The Axis air forces have been very active throughout the operations and have made continuous attacks on our troops and communications, but they too have lost heavily at the hands of our Air Forces and our anti-aircraft guns. The speed and effectiveness with which Air support has been given has shown once again the intimate co-operation which has been achieved between the two Services in this theatre.

There has not been time to assess the damage inflicted on the enemy, but a conservative estimate gives the number of his tanks destroyed or captured as about 260, and there is no doubt at all that the number of his transport vehicles destroyed or captured is very large. We have also had our losses, and it is inevitable that in a battle of this kind between armoured forces the casualties of both sides in tanks should be high. Our recovery organisation is, however, working very well, and whereas we have retained control of the battlefield and so can save our tanks, the enemy cannot recover many of his, which should be permanently lost to him.

Owing to the three days' concentration on low attack and the consequent desperate attempts by the enemy fighters to protect their land forces, their ground forces, our Air losses have not been light, though in a number of instances our pilots have returned safe and our aircraft are being recovered."

General Auchinleck ends by repeating that the battle is not yet over, and the issue still remains to be decided, but he says that the spirit and morale of our men in Libya, both Army and Air Force, whether they come from India, South Africa, the United Kingdom or elsewhere in the British Commonwealth, and that of our most gallant Allies, the Free French, is magnificent. In a further telegram the Commander-in-Chief adds:

"The skill, determination and pertinacity shown by General Ritchie and his Corps Commanders, Lieutenant-Generals Norris and Gott, throughout this difficult and strenuous week of hard and continuous fighting, have been of the highest order."

He further dwells upon the excellent performance of the American Grant tanks, with which all users are well pleased, and says that our new heavy anti-tank gun has done great execution.

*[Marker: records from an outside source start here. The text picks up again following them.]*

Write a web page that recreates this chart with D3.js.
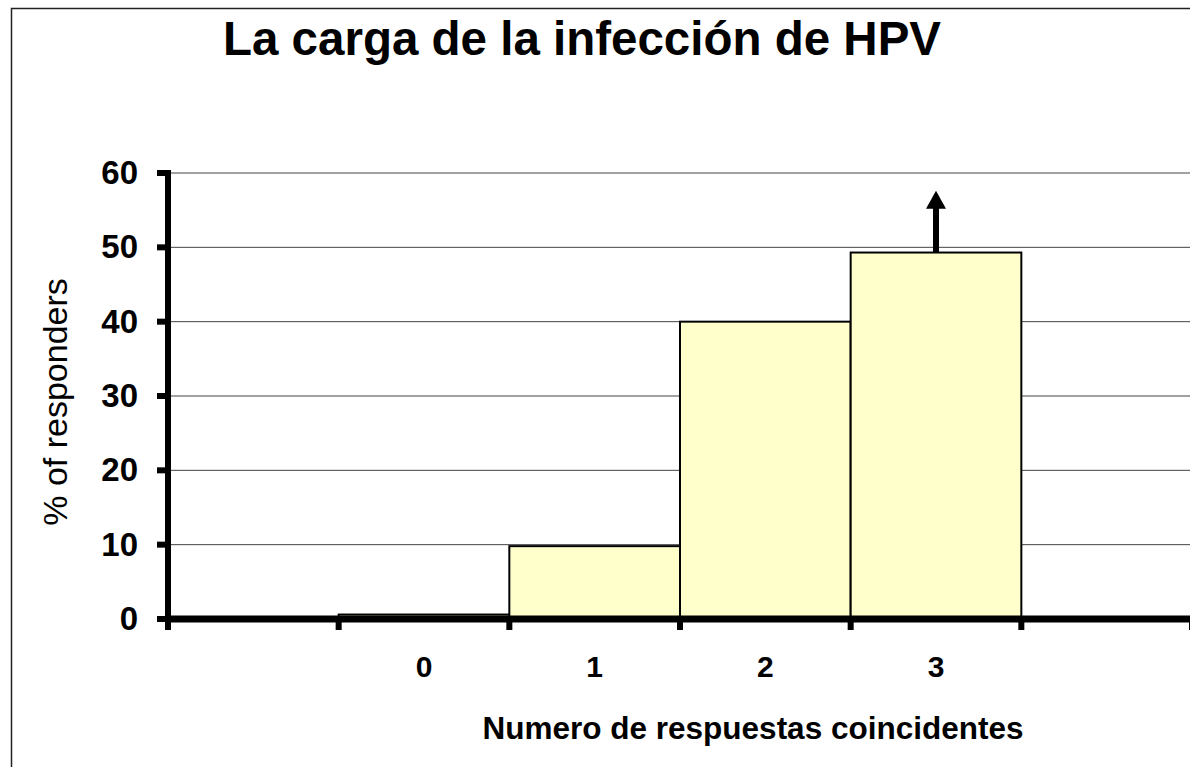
<!DOCTYPE html>
<html>
<head>
<meta charset="utf-8">
<script src="https://cdn.jsdelivr.net/npm/d3@7"></script>
<style>
  body { margin: 0; background: #fff; }
  text { font-family: "Liberation Sans", Arial, sans-serif; fill: #000; }
</style>
</head>
<body>
<div id="chart"></div>
<script>
var slots = ['', '0', '1', '2', '3', ' '];   //empty slots on either side, like the original
var categories = ['0', '1', '2', '3'];
var values = [0.6, 9.8, 40, 49.3];
var yTicks = [0, 10, 20, 30, 40, 50, 60];
var arrowTop = 57.6;   //the arrow above the last bar points past the top
var titleText = 'La carga de la infección de HPV';
var xTitle = 'Numero de respuestas coincidentes';
var yTitle = '% of responders';

var width = 1190;
var height = 767;

var svg = d3.select("#chart").append("svg")
    .attr("width", width)
    .attr("height", height);

//outer frame
svg.append("rect")
    .attr("x", 11.5)
    .attr("y", 8.5)
    .attr("width", 1200)
    .attr("height", 800)
    .attr("fill", "white")
    .attr("stroke", "#222")
    .attr("stroke-width", 1.5);

var x = d3.scaleBand()
    .domain(slots)
    .range([168, 1192])
    .padding(0);

var y = d3.scaleLinear()
    .domain([0, 60])
    .range([619, 173]);

/* gridlines */
svg.append("g").selectAll("line")
    .data(yTicks.filter(function (d) { return d > 0; }))
    .enter().append("line")
    .attr("x1", 168)
    .attr("x2", 1192)
    .attr("y1", function (d) { return y(d); })
    .attr("y2", function (d) { return y(d); })
    .attr("stroke", "#444")
    .attr("stroke-width", 1);

/* bars */
svg.append("g").selectAll("rect")
    .data(values)
    .enter().append("rect")
    .attr("x", function (d, i) { return x(categories[i]); })
    .attr("y", function (d) { return y(d); })
    .attr("width", x.bandwidth())
    .attr("height", function (d) { return y(0) - y(d); })
    .attr("fill", "#FFFFCC")
    .attr("stroke", "#000")
    .attr("stroke-width", 2);

/* arrow on the last bar */
var last = categories.length - 1;
var ax = x(categories[last]) + x.bandwidth() / 2;
svg.append("line")
    .attr("x1", ax)
    .attr("x2", ax)
    .attr("y1", y(values[last]))
    .attr("y2", y(arrowTop) + 16)
    .attr("stroke", "#000")
    .attr("stroke-width", 6);
svg.append("path")
    .attr("d", "M" + (ax - 10) + "," + (y(arrowTop) + 18) + "L" + ax + "," + y(arrowTop) + "L" + (ax + 10) + "," + (y(arrowTop) + 18) + "Z")
    .attr("fill", "#000");

/* y axis: thick line and ticks */
svg.append("line")
    .attr("x1", 168).attr("x2", 168)
    .attr("y1", y(60) - 3).attr("y2", y(0) + 3)
    .attr("stroke", "#000")
    .attr("stroke-width", 6);

svg.append("g").selectAll("line")
    .data(yTicks)
    .enter().append("line")
    .attr("x1", 157)
    .attr("x2", 168)
    .attr("y1", function (d) { return y(d); })
    .attr("y2", function (d) { return y(d); })
    .attr("stroke", "#000")
    .attr("stroke-width", 6);

svg.append("g").selectAll("text")
    .data(yTicks)
    .enter().append("text")
    .attr("x", 138)
    .attr("y", function (d) { return y(d) + 11; })
    .attr("text-anchor", "end")
    .attr("font-size", "33px")
    .attr("font-weight", "bold")
    .text(function (d) { return d; });

/* x axis: thick line and ticks at the slot edges */
svg.append("line")
    .attr("x1", 165).attr("x2", 1192)
    .attr("y1", y(0)).attr("y2", y(0))
    .attr("stroke", "#000")
    .attr("stroke-width", 7);

var edges = slots.map(function (d) { return x(d); }).concat([x.range()[1]]);
svg.append("g").selectAll("line")
    .data(edges)
    .enter().append("line")
    .attr("x1", function (d) { return d; })
    .attr("x2", function (d) { return d; })
    .attr("y1", y(0))
    .attr("y2", y(0) + 11)
    .attr("stroke", "#000")
    .attr("stroke-width", 6);

svg.append("g").selectAll("text")
    .data(categories)
    .enter().append("text")
    .attr("x", function (d) { return x(d) + x.bandwidth() / 2; })
    .attr("y", 677)
    .attr("text-anchor", "middle")
    .attr("font-size", "30px")
    .attr("font-weight", "bold")
    .text(function (d) { return d; });

/* titles */
svg.append("text")
    .attr("x", 582)
    .attr("y", 55)
    .attr("text-anchor", "middle")
    .attr("font-size", "47.5px")
    .attr("font-weight", "bold")
    .text(titleText);

svg.append("text")
    .attr("x", 753)
    .attr("y", 739)
    .attr("text-anchor", "middle")
    .attr("font-size", "31.5px")
    .attr("font-weight", "bold")
    .text(xTitle);

svg.append("text")
    .attr("transform", "translate(67,402) rotate(-90)")
    .attr("text-anchor", "middle")
    .attr("font-size", "34px")
    .text(yTitle);
</script>
</body>
</html>
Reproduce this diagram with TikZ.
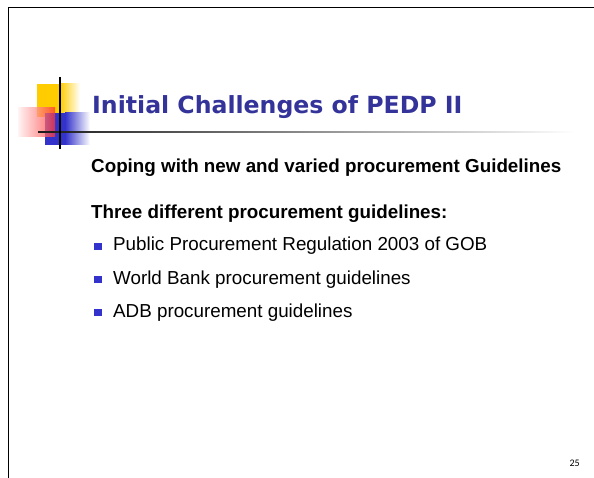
\documentclass[tikz,border=0pt]{standalone}
\usepackage{fontspec}
\setmainfont{Liberation Sans}
\newfontfamily\titlefont{DejaVu Sans}
\newfontfamily\numfont{Carlito}
\definecolor{slideblue}{HTML}{333399}
\definecolor{decoyellow}{HTML}{FFCC00}
\definecolor{decoblue}{HTML}{3333CC}
\definecolor{decored}{HTML}{FF3333}
\definecolor{bulletblue}{HTML}{3333CC}
\tikzset{
  headline/.style={anchor=base west,inner sep=0pt,font=\titlefont\bfseries\fontsize{23.6}{28}\selectfont,text=slideblue},
  subhead/.style={anchor=base west,inner sep=0pt,font=\bfseries\fontsize{18.8}{22}\selectfont},
  item/.style={anchor=base west,inner sep=0pt,font=\fontsize{18.8}{22}\selectfont},
  bullet/.style={fill=bulletblue,minimum size=7.5pt,inner sep=0pt}
}
\begin{document}
\begin{tikzpicture}[x=1pt,y=1pt]
        \useasboundingbox (0,0) rectangle (594,-478);
        %% Frame
        \draw[line width=1.6pt] (8.5,-480) -- (8.5,-7.5) -- (596,-7.5);
        %% Decoration squares
        \fill[decoyellow] (37,-84) rectangle (60,-117);
        \shade[left color=decoyellow,right color=white] (60,-84) rectangle (80,-117);
        \fill[decoblue] (45,-113) rectangle (65,-145);
        \shade[left color=decoblue,right color=white] (65,-113) rectangle (90,-145);
        \shade[left color=decored!8,right color=decored,opacity=0.75] (18,-108) rectangle (55,-137);
        %% Rules
        \shade[left color=black!90,right color=white] (38,-131.2) rectangle (575,-132.8);
        \draw[line width=1.5pt] (60,-77) -- (60,-149);
        %% Title
        \node[headline] (title) at (92,-114) {Initial Challenges of PEDP II};
        %% Text
        \node[subhead] (coping) at (91,-173) {Coping with new and varied procurement Guidelines};
        \node[subhead] (three) at (91,-219) {Three different procurement guidelines:};
        \node[item] (gob) at (113,-251) {Public Procurement Regulation 2003 of GOB};
        \node[item] (wb) at (113,-284) {World Bank procurement guidelines};
        \node[item] (adb) at (113,-317) {ADB procurement guidelines};
        \node[bullet] (b1) at (98,-246.5) {};
        \node[bullet] (b2) at (98,-279.5) {};
        \node[bullet] (b3) at (98,-312.5) {};
        %% Page number
        \node[anchor=base east,inner sep=0pt,font=\numfont\fontsize{10}{12}\selectfont] (page) at (580,-466) {25};
\end{tikzpicture}
\end{document}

That finishes the message from General Auchinleck. From all the above it is clear that we have every reason to be satisfied, and more than satisfied, with the course which the battle has so far taken and that we should watch its further development with earnest attention.

I ought not to sit down without referring to the mammoth air raid delivered by the Royal Air Force on the Cologne region during the night of 30th-31st May. In this triumph of skill, daring and diligence against the enemy, all previous records of night bombing have been doubled and excelled. On that occasion no fewer than 1,130 British-manned aircraft operated across the sea. The results have been of a devastating character, but accurate photography has so far been hampered by the pall of smoke which hung over the smitten area. Last night, also, 1,036 machines of the Royal Air Force visited the Continent. Nearly all of these operated on the Essen region, and first reports received indicate numerous and widespread conflagrations. From this second large-scale raid 35 of our bombers are missing.

I do not wish it to be supposed that all our raids in the immediate future will be above the four-figure scale. Methods of attack will be continually varied according to circumstances. On the other hand, these two great night-bombing raids mark the introduction of a new phase in the British air offensive against Germany, and this will increase markedly in scale when we are joined, as we soon shall be, by the Air Force of the United States. In fact, I may say as the year advances German cities, harbours and centres of war production will be subjected to an ordeal the like of which has never been experienced by any country in continuity, severity or magnitude.

I am sure the House will wish me to express its compliments to Air Marshal Harris and the officers, non-commissioned officers and men of the Bomber Command, including the efficient and devoted maintenance staffs, upon the work which they are doing and the results achieved. Congratulations upon this encouraging event are also due to my right hon. Friend the Secretary of State for Air, to the Chief of the Air Staff and to the Air Ministry upon the activities of those committed to their charge.